Neck Pain Relief: Anterior Cervical Discectomy and Fusion (ACDF)
An anterior cervical discectomy and fusion (ACDF) is a procedure for neck pain treatment that involves going through the front of the neck with a small incision and removing the intervertebral disc. The intervertebral disc is the cushion between two vertebral bodies. We remove that cushion, replace it with a piece of bone and get the two vertebral bodies to fuse together into one.
Anterior cervical discectomy and fusion (ACDF) is used in the treatment of either a radiculopathy or a nerve root injury, which will manifest as pain, numbness or tingling down the arm. It can also be used to treat myelopathy – a compression of the spinal cord itself – which will manifest as balance and coordination issues or trouble with fine motor skills.
The advantage of the ACDF approach, if you compare it to the posterior approach, is it’s typically much better tolerated by patients. They report less pain. The hospital stay is much shorter. Blood loss is much less, and the recuperation from the surgery itself in general is much less.

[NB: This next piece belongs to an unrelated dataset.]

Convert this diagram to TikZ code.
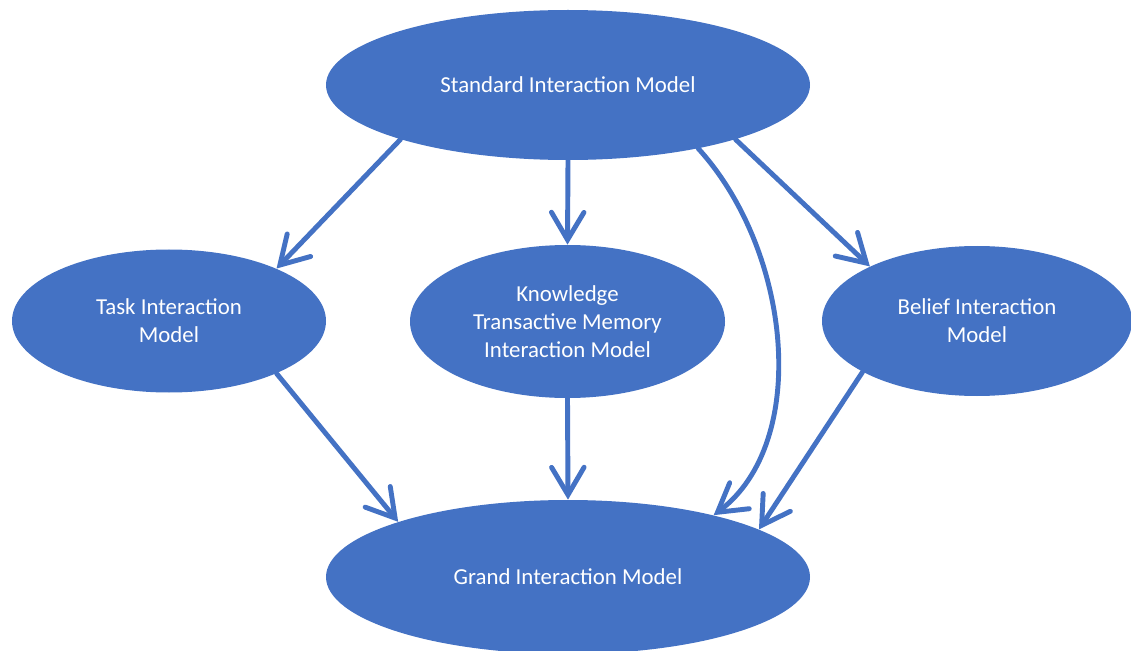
\documentclass[tikz,border=0pt]{standalone}
\usepackage{fontspec}
\setmainfont{Carlito}
\usepackage{tikz}
\usetikzlibrary{arrows.meta,positioning,shapes.geometric}
\definecolor{msblue}{HTML}{4472C4}
\tikzstyle{link} = [line width=2.8pt, draw=msblue, line cap=round, -{Straight Barb[length=5.5mm, width=6.5mm, line cap=round]}]

\begin{document}
\begin{tikzpicture}
\tikzset{%
	blob/.style = { ellipse, fill=msblue, draw=none, inner sep=0pt, text=white, align=center, font=\fontsize{13pt}{15.9pt}\selectfont }
}
\useasboundingbox (0,0) rectangle (22.62,-13.02);

\node(std) [blob, minimum width=9.68cm, minimum height=3cm] at (11.36,-1.70) {Standard Interaction Model};
\node(task) [blob, minimum width=6.28cm, minimum height=2.86cm] at (3.38,-6.42) {Task Interaction\\Model};
\node(know) [blob, minimum width=6.3cm, minimum height=3.06cm] at (11.35,-6.43) {Knowledge\\Transactive Memory\\Interaction Model};
\node(belief) [blob, minimum width=6.2cm, minimum height=3cm] at (19.54,-6.42) {Belief Interaction\\Model};
\node(grand) [blob, minimum width=9.68cm, minimum height=3.08cm] at (11.36,-11.54) {Grand Interaction Model};

\draw [link] (std.198) -- (task.26);
\draw [link] (std.south) -- (know.north);
\draw [link] (std.342) -- (belief.153);
\draw [link] (std.-26) .. controls +(1.86,-2.04) and +(1.94,1.46) .. (grand.23);
\draw [link] (task.-26) -- (grand.162);
\draw [link] (know.south) -- (grand.north);
\draw [link] (belief.204) -- (grand.14);
\end{tikzpicture}
\end{document}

Following ACDF, the recovery typically means a hospital stay of 1-2 days. Physical therapy typically isn’t initiated until three months down the road. We are trying to get the bones to fuse together to heal into one, so in that three-month timeframe we don’t want you doing anything much more rigorous than possibly going up and down stairs, just to give those bones time to heal together.
The one thing I always make sure to tell patients who are undergoing an ACDF is the problem with swallowing that can occur after surgery. Most patients say it does resolve and it does improve with time, but I’ve found that to be the thing that’s most surprising to patients following neck pain relief surgery.